◆ Given instruction ◆
Write out the records below from the first line through the line containing "const yTicks = [0, 200, 400, 600, 800];", leaving out any pictures.

--------------------------------

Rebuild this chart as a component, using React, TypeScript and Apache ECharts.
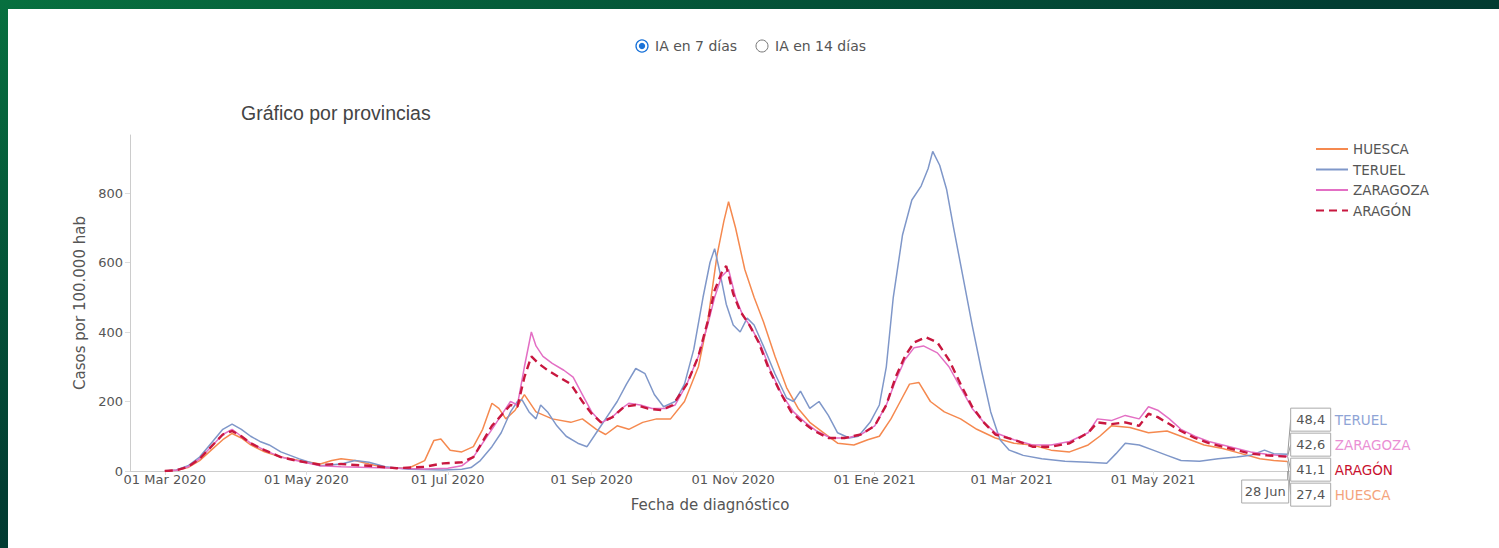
import React, { useEffect, useRef } from "react";
import * as echarts from "echarts";

// Day offsets are counted from 01 Mar 2020
const START_UTC = Date.UTC(2020, 2, 1);
const monthNames = ["Ene", "Feb", "Mar", "Abr", "May", "Jun", "Jul", "Ago", "Sep", "Oct", "Nov", "Dic"];
const tickMonths: [number, number][] = [
  [2020, 2], [2020, 4], [2020, 6], [2020, 8], [2020, 10], [2021, 0], [2021, 2], [2021, 4],
];
const yTicks = [0, 200, 400, 600, 800];

const huescaDays = [0,5,10,15,20,25,29,33,37,43,50,58,67,72,76,82,88,95,105,112,116,119,123,128,133,137,141,144,147,151,155,160,167,175,180,186,190,195,200,206,212,218,224,230,234,238,241,243,246,250,254,258,263,268,273,278,284,290,297,303,308,313,317,321,325,330,336,343,350,358,366,374,382,390,398,403,408,416,424,432,440,448,456,464,472,478,484];
const huescaValues = [0,2,10,30,60,90,108,95,75,55,40,30,20,30,35,30,20,10,8,30,88,92,60,55,70,120,195,180,150,175,220,170,150,140,150,120,105,130,120,140,150,150,200,300,430,620,720,775,700,580,500,430,330,240,180,140,110,80,75,90,100,150,200,250,255,200,170,150,120,95,80,75,60,55,75,100,130,125,110,115,95,75,65,50,35,30,27.4];

const teruelDays = [0,5,10,15,20,25,29,33,37,41,45,50,58,67,76,82,88,95,105,120,128,132,136,141,145,149,152,154,157,160,162,165,169,173,178,182,186,190,195,199,203,207,211,215,220,224,228,232,235,237,239,242,245,248,251,254,258,263,268,271,274,278,282,286,290,295,299,304,308,311,314,318,322,326,329,331,334,337,340,344,348,352,356,360,364,370,378,388,398,406,410,414,420,426,432,438,446,454,462,468,474,478,484];
const teruelValues = [0,3,15,40,80,120,135,120,100,85,75,55,35,15,20,30,25,12,5,3,5,10,30,70,110,170,200,205,170,150,190,170,130,100,80,70,110,150,200,250,295,280,220,185,200,250,350,500,600,640,580,480,420,400,440,420,360,280,210,200,230,180,200,160,110,95,100,140,190,300,500,680,780,820,870,920,880,810,700,560,420,290,170,90,60,45,35,28,25,22,50,80,75,60,45,30,28,35,40,45,60,50,48.4];

const zaragozaDays = [0,5,10,15,20,25,29,33,37,43,50,58,67,76,88,100,112,122,128,133,137,141,145,149,152,155,158,160,163,167,172,176,180,184,188,192,196,200,205,210,216,220,225,230,234,237,240,243,246,249,253,257,261,266,271,276,281,287,294,300,306,311,315,319,323,327,333,338,343,348,353,358,366,374,382,390,398,402,408,414,420,424,428,433,438,444,450,456,462,468,475,484];
const zaragozaValues = [0,2,12,35,70,105,120,100,80,60,40,28,15,12,10,8,6,8,15,40,80,120,160,200,190,300,400,360,330,310,290,270,220,170,140,150,175,195,190,180,180,190,250,330,420,500,560,580,500,450,410,360,290,220,170,140,115,95,95,105,130,190,260,320,355,360,340,300,240,180,140,110,90,75,75,85,110,150,145,160,150,185,175,150,120,100,85,75,65,55,48,42.6];

const aragonDays = [0,5,10,15,20,25,29,33,37,43,50,58,67,76,88,100,112,120,128,133,137,141,145,149,152,155,158,161,165,170,175,180,184,188,193,198,203,208,214,219,225,230,234,237,240,242,245,248,252,256,260,265,270,275,280,286,293,300,306,311,315,319,323,328,333,338,343,348,353,358,366,374,382,390,398,402,408,414,420,424,428,433,438,444,450,456,462,468,475,484];
const aragonValues = [0,2,12,35,70,105,115,100,80,60,40,28,18,20,15,8,12,22,25,40,85,130,160,190,185,270,330,310,290,270,250,200,165,140,155,185,190,180,175,190,250,330,430,520,570,590,510,460,420,370,300,230,170,140,115,95,95,105,130,190,270,330,370,385,370,320,250,185,140,105,90,70,70,80,110,140,135,140,130,165,155,135,115,95,80,70,60,50,45,41.1];

const seriesNames = ["HUESCA", "TERUEL", "ZARAGOZA", "ARAGÓN"];
const seriesColors = ["#f5894f", "#7f97c9", "#e36fc4", "#c8173f"];
const hoverColors = ["#f4a37c", "#8fa4d6", "#ea8fd4", "#c8102e"];

const DAY = 86400000;
const pairs = (days: number[], vals: number[]) => days.map((d, i) => [d, vals[i]]);
const fmtNum = (v: number) => v.toFixed(1).replace(".", ",");

export default function App() {
  const ref = useRef<HTMLDivElement>(null);
  useEffect(() => {
    if (!ref.current) return;
    const chart = echarts.init(ref.current, null, { renderer: "svg" });
    const allDays = [huescaDays, teruelDays, zaragozaDays, aragonDays];
    const allVals = [huescaValues, teruelValues, zaragozaValues, aragonValues];
    const tickDays = tickMonths.map(([y, m]) => Math.round((Date.UTC(y, m, 1) - START_UTC) / DAY));
    const font = "'DejaVu Sans', Verdana, sans-serif";
    const arial = "'Liberation Sans', Arial, sans-serif";

    const baseGraphic: any[] = [
      { type: "circle", shape: { cx: 642, cy: 46, r: 6 }, style: { fill: "#fff", stroke: "#1a73d9", lineWidth: 1.3 } },
      { type: "circle", shape: { cx: 642, cy: 46, r: 3.2 }, style: { fill: "#1a73d9" } },
      { type: "text", x: 655, y: 46, style: { text: "IA en 7 días", fill: "#555", font: `14px ${font}`, verticalAlign: "middle" } },
      { type: "circle", shape: { cx: 762, cy: 46, r: 6 }, style: { fill: "#fff", stroke: "#777", lineWidth: 1 } },
      { type: "text", x: 775, y: 46, style: { text: "IA en 14 días", fill: "#555", font: `14px ${font}`, verticalAlign: "middle" } },
    ];

    const option: any = {
      animation: false,
      backgroundColor: "transparent",
      title: {
        text: "Gráfico por provincias",
        left: 236,
        top: 98,
        textStyle: { fontFamily: arial, fontSize: 19.5, fontWeight: "normal", color: "#444" },
      },
      legend: {
        orient: "vertical",
        left: 1310,
        top: 137,
        itemWidth: 32,
        itemHeight: 14,
        itemGap: 6.5,
        data: seriesNames,
        itemStyle: { opacity: 0 },
        textStyle: { fontFamily: font, fontSize: 13.5, color: "#555" },
      },
      grid: { left: 130, right: 209, top: 135, bottom: 77 },
      xAxis: {
        type: "value",
        min: -15,
        max: 485,
        name: "Fecha de diagnóstico",
        nameLocation: "middle",
        nameGap: 26,
        nameTextStyle: { fontFamily: font, fontSize: 15, color: "#555" },
        axisLine: { show: true, onZero: false, lineStyle: { color: "#ccc", width: 1 } },
        axisTick: { show: true, customValues: tickDays, length: 4, lineStyle: { color: "#ddd" } },
        axisLabel: {
          customValues: tickDays,
          fontFamily: font,
          fontSize: 13,
          color: "#555",
          margin: 2,
          formatter: (v: number) => {
            const d = new Date(START_UTC + v * DAY);
            return `01 ${monthNames[d.getUTCMonth()]} ${d.getUTCFullYear()}`;
          },
        },
        splitLine: { show: false },
      },
      yAxis: {
        type: "value",
        min: 0,
        max: 967,
        name: "Casos por 100.000 hab",
        nameLocation: "middle",
        nameGap: 31,
        nameTextStyle: { fontFamily: font, fontSize: 15, color: "#555" },
        axisLine: { show: true, onZero: false, lineStyle: { color: "#ccc", width: 1 } },
        axisTick: { show: true, customValues: yTicks, length: 5, lineStyle: { color: "#ddd" } },
        axisLabel: { customValues: yTicks, fontFamily: font, fontSize: 13, color: "#555", margin: 7 },
        splitLine: { show: false },
      },
      series: seriesNames.map((name, i) => ({
        name,
        type: "line",
        data: pairs(allDays[i], allVals[i]),
        symbol: "none",
        showSymbol: false,
        smooth: false,
        z: i === 3 ? 5 : 2,
        lineStyle: {
          color: seriesColors[i],
          width: i === 3 ? 2.4 : 1.5,
          type: i === 3 ? [8, 5] : "solid",
        },
        itemStyle: { color: seriesColors[i] },
      })),
      graphic: baseGraphic,
    };
    chart.setOption(option);

    // Hover-style labels at the last date, positioned through the axes
    const pts = seriesNames.map((name, i) => {
      const n = allDays[i].length - 1;
      const d = allDays[i][n];
      const v = allVals[i][n];
      const p = chart.convertToPixel({ gridIndex: 0 }, [d, v]) as number[];
      return { name, i, v, d, x: p[0], y: p[1] };
    });
    const sorted = [...pts].sort((a, b) => b.v - a.v);
    const meanY = pts.reduce((s, p) => s + p.y, 0) / pts.length;
    const gap = 25;
    const hover: any[] = [];
    sorted.forEach((p, k) => {
      const cy = meanY + (k - (sorted.length - 1) / 2) * gap;
      const bx = p.x + 3;
      hover.push({ type: "line", shape: { x1: p.x, y1: p.y, x2: bx, y2: cy }, style: { stroke: "#999", lineWidth: 1 }, z: 50 });
      hover.push({ type: "rect", shape: { x: bx, y: cy - 11.5, width: 40, height: 23 }, style: { fill: "#fff", stroke: "#aaa", lineWidth: 1 }, z: 51 });
      hover.push({ type: "text", x: bx + 20, y: cy, style: { text: fmtNum(p.v), fill: "#555", font: `13px ${font}`, align: "center", verticalAlign: "middle" }, z: 52 });
      hover.push({ type: "text", x: bx + 44, y: cy, style: { text: p.name, fill: hoverColors[p.i], font: `13.5px ${font}`, verticalAlign: "middle" }, z: 52 });
    });
    const lastDay = pts[0].d;
    const base = chart.convertToPixel({ gridIndex: 0 }, [lastDay, 0]) as number[];
    const lastDate = new Date(START_UTC + lastDay * DAY);
    const lastLabel = `${lastDate.getUTCDate()} ${monthNames[lastDate.getUTCMonth()]}`;
    hover.push({ type: "line", shape: { x1: base[0], y1: base[1], x2: base[0], y2: base[1] + 9 }, style: { stroke: "#999", lineWidth: 1 }, z: 50 });
    hover.push({ type: "rect", shape: { x: base[0] - 46, y: base[1] + 9, width: 47, height: 23 }, style: { fill: "#fff", stroke: "#aaa", lineWidth: 1 }, z: 51 });
    hover.push({ type: "text", x: base[0] - 22.5, y: base[1] + 20.5, style: { text: lastLabel, fill: "#555", font: `13px ${font}`, align: "center", verticalAlign: "middle" }, z: 52 });

    chart.setOption({ graphic: [...baseGraphic, ...hover] }, { replaceMerge: ["graphic"] });

    return () => chart.dispose();
  }, []);

  return (
    <div
      style={{
        position: "fixed",
        left: 0,
        top: 0,
        width: 1499,
        height: 548,
        background: "linear-gradient(to bottom right, #07703f 0%, #023d32 45%, #02262a 100%)",
      }}
    >
      <div style={{ position: "absolute", left: 8, top: 9, right: 0, bottom: 0, background: "#fff" }} />
      <div ref={ref} style={{ position: "absolute", left: 0, top: 0, width: 1499, height: 548 }} />
    </div>
  );
}
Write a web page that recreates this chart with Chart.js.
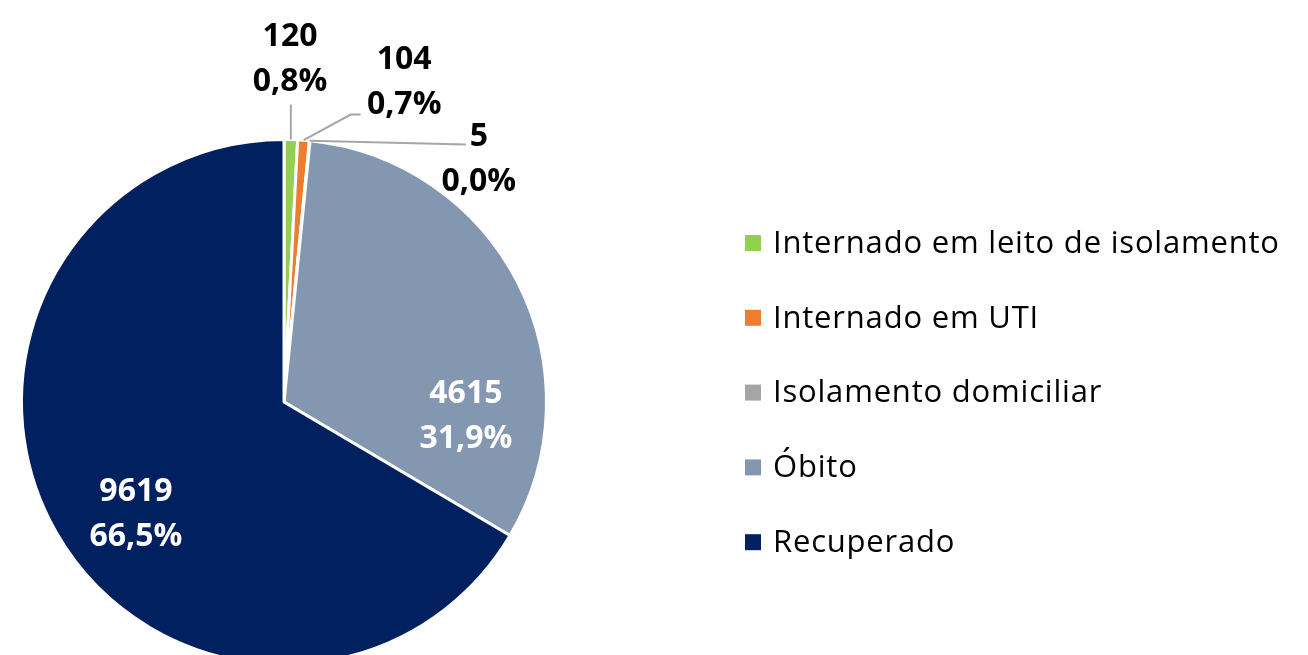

--------------------------------

◆ Reply ◆
Rebuild this chart as a component, using React, TypeScript and Apache ECharts.
import React, { useEffect, useRef } from "react";
import * as echarts from "echarts";

// Day offsets are counted from 01 Mar 2020
const START_UTC = Date.UTC(2020, 2, 1);
const monthNames = ["Ene", "Feb", "Mar", "Abr", "May", "Jun", "Jul", "Ago", "Sep", "Oct", "Nov", "Dic"];
const tickMonths: [number, number][] = [
  [2020, 2], [2020, 4], [2020, 6], [2020, 8], [2020, 10], [2021, 0], [2021, 2], [2021, 4],
];
const yTicks = [0, 200, 400, 600, 800];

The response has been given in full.